━━━ Exercise inputs ━━━
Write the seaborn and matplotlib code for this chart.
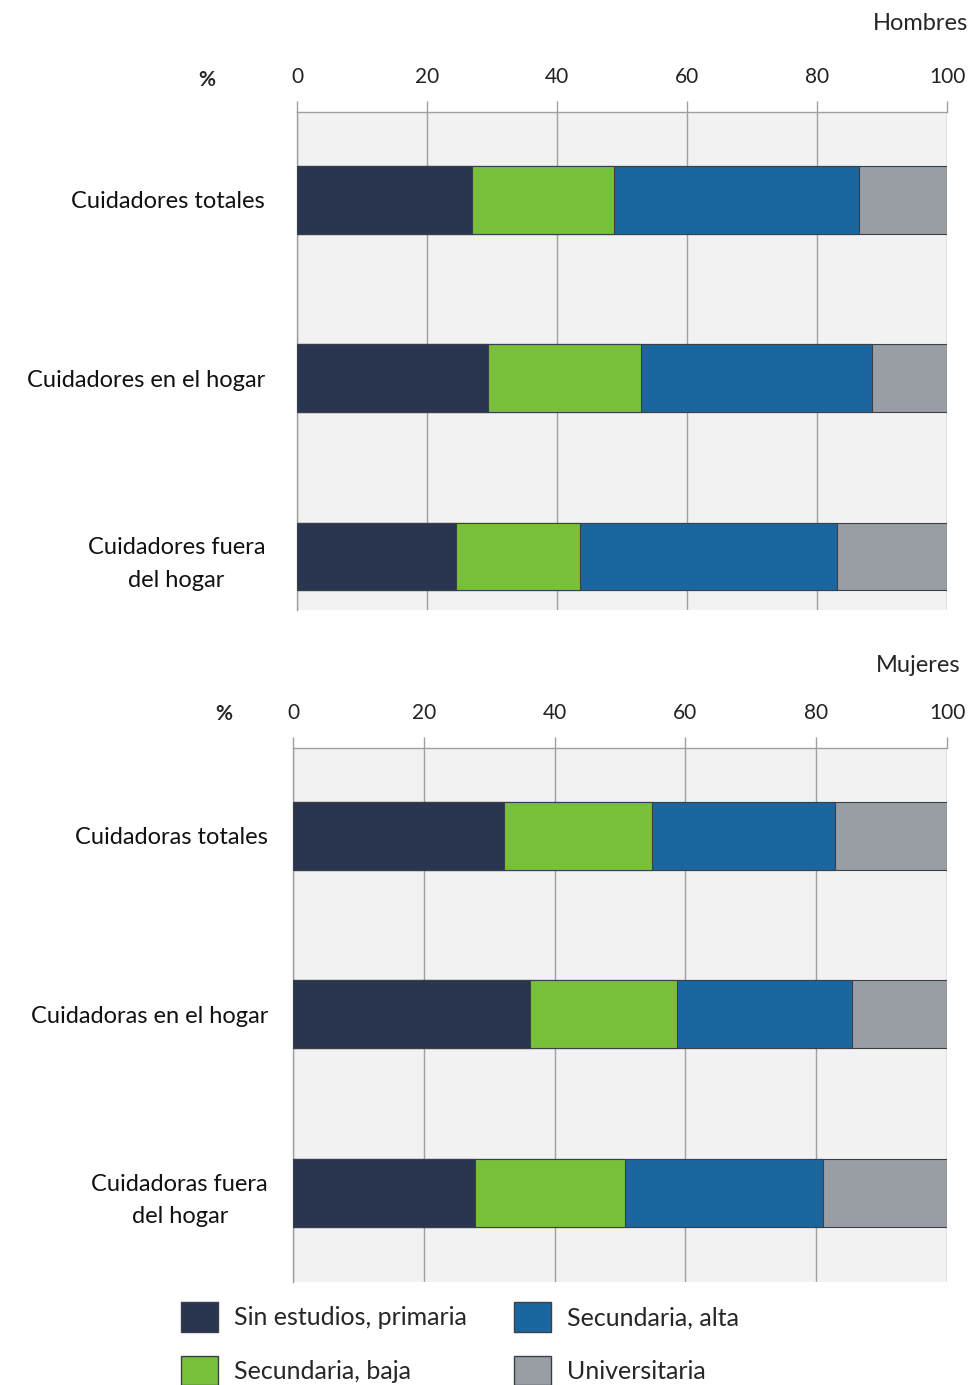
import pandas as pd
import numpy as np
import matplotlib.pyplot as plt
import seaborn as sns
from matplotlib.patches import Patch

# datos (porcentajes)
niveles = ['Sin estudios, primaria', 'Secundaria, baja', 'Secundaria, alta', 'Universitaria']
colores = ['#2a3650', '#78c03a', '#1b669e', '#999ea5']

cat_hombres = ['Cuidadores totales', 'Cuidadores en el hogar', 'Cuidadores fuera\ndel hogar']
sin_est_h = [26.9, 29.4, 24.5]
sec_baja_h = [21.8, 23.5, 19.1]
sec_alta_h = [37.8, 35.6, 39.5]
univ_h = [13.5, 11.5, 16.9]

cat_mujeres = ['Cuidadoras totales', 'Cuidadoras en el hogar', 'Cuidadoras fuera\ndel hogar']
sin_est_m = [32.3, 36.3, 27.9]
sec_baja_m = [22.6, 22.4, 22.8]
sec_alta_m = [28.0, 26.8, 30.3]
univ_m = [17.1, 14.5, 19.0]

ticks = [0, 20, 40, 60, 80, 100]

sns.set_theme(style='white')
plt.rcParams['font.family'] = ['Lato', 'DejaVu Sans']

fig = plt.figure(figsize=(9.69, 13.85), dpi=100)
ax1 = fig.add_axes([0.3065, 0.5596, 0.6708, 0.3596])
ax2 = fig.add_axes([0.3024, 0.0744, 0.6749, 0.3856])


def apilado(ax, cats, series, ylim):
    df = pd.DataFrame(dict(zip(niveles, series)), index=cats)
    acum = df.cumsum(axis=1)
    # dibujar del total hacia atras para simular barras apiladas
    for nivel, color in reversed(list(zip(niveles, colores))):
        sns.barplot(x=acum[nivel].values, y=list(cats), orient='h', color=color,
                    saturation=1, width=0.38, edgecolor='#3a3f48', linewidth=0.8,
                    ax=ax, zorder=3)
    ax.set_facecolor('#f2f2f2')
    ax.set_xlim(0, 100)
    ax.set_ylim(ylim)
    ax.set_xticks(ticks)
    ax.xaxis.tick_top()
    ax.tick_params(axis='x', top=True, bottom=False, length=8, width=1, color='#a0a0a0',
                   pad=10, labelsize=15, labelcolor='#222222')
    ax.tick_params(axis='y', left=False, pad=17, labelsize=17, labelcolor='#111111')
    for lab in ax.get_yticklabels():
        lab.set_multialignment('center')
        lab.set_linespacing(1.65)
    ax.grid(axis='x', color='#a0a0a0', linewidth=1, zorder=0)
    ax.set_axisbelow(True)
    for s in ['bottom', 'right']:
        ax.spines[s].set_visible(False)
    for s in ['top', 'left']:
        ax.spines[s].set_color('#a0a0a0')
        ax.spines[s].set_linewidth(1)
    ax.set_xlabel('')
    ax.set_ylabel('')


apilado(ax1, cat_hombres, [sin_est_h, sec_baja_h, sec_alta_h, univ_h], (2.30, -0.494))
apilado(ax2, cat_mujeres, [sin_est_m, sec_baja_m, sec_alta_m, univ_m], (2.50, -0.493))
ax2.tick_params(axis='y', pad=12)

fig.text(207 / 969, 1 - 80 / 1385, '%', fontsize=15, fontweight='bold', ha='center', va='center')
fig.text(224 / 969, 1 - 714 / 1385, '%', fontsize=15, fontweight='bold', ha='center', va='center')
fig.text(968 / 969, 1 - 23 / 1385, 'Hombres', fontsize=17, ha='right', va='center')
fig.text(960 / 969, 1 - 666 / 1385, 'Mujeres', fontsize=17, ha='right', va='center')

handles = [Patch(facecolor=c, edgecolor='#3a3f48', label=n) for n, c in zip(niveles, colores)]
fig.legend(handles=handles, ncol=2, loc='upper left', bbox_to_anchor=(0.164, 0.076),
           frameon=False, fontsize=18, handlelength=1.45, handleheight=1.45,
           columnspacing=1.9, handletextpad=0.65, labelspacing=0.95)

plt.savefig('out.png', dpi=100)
━━━
━━━ Exercise inputs ━━━
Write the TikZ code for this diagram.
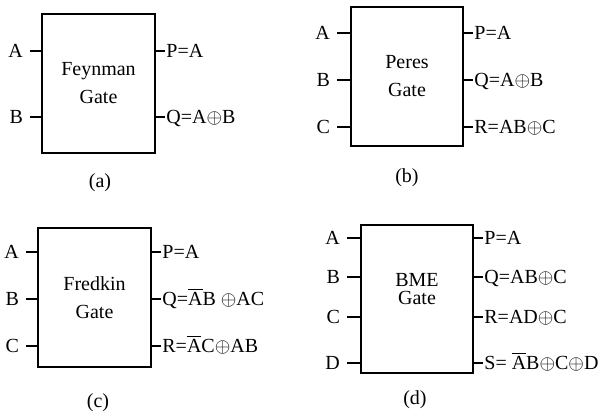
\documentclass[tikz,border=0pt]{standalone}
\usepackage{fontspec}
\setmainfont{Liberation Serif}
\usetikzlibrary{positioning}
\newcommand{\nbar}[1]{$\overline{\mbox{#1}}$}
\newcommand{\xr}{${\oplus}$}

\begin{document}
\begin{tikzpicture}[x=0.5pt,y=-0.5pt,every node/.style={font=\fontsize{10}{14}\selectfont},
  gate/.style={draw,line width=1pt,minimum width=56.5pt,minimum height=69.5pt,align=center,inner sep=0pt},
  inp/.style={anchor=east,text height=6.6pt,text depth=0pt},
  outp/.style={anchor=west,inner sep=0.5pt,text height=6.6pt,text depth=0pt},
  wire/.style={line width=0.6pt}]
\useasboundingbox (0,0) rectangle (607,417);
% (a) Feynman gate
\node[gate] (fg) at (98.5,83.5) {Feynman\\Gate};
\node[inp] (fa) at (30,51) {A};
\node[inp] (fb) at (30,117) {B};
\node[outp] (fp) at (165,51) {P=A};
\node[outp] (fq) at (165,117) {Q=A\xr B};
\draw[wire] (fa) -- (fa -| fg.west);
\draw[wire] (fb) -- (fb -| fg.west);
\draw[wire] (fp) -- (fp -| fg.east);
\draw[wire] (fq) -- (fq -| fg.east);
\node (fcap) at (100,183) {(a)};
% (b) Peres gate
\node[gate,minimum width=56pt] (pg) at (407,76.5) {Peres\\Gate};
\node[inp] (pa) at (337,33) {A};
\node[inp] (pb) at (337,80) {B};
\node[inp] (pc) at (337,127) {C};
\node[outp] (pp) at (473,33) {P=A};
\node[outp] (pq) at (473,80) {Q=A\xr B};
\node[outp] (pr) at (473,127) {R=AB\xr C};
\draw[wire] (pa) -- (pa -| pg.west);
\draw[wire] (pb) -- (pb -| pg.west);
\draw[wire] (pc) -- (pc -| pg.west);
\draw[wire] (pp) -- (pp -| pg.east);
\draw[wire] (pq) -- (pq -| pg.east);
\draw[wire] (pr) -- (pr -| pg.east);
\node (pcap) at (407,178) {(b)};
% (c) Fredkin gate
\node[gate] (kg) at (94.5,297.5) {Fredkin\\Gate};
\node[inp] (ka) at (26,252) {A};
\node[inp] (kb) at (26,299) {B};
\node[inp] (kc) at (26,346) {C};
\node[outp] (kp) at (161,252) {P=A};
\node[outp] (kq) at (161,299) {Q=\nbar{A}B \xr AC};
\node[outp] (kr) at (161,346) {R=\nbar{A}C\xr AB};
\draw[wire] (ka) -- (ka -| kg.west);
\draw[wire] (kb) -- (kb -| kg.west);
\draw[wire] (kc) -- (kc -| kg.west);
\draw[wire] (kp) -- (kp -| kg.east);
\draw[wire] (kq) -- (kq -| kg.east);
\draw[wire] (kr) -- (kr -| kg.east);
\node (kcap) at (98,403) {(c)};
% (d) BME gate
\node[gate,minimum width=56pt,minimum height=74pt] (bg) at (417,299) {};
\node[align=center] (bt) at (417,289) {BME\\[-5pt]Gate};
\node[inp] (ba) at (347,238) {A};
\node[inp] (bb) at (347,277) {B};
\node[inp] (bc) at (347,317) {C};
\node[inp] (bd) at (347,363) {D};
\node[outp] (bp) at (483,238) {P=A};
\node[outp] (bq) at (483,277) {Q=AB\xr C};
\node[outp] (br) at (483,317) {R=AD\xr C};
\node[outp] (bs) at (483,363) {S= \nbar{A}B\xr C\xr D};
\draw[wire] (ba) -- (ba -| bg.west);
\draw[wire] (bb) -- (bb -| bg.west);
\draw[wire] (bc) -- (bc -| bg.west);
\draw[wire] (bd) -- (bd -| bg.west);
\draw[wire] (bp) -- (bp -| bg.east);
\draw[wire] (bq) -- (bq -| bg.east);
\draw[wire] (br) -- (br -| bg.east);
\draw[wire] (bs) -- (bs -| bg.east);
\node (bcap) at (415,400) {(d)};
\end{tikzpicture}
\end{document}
━━━
What is being asked —
Pictures excluded, give again exactly and only the lines of the material above from the line with "Write the seaborn" through the line with "ax2 = fig.add_axes([0.3024, 0.0744, 0.6749, 0.3856])".

The solution —
Write the seaborn and matplotlib code for this chart.
import pandas as pd
import numpy as np
import matplotlib.pyplot as plt
import seaborn as sns
from matplotlib.patches import Patch

# datos (porcentajes)
niveles = ['Sin estudios, primaria', 'Secundaria, baja', 'Secundaria, alta', 'Universitaria']
colores = ['#2a3650', '#78c03a', '#1b669e', '#999ea5']

cat_hombres = ['Cuidadores totales', 'Cuidadores en el hogar', 'Cuidadores fuera\ndel hogar']
sin_est_h = [26.9, 29.4, 24.5]
sec_baja_h = [21.8, 23.5, 19.1]
sec_alta_h = [37.8, 35.6, 39.5]
univ_h = [13.5, 11.5, 16.9]

cat_mujeres = ['Cuidadoras totales', 'Cuidadoras en el hogar', 'Cuidadoras fuera\ndel hogar']
sin_est_m = [32.3, 36.3, 27.9]
sec_baja_m = [22.6, 22.4, 22.8]
sec_alta_m = [28.0, 26.8, 30.3]
univ_m = [17.1, 14.5, 19.0]

ticks = [0, 20, 40, 60, 80, 100]

sns.set_theme(style='white')
plt.rcParams['font.family'] = ['Lato', 'DejaVu Sans']

fig = plt.figure(figsize=(9.69, 13.85), dpi=100)
ax1 = fig.add_axes([0.3065, 0.5596, 0.6708, 0.3596])
ax2 = fig.add_axes([0.3024, 0.0744, 0.6749, 0.3856])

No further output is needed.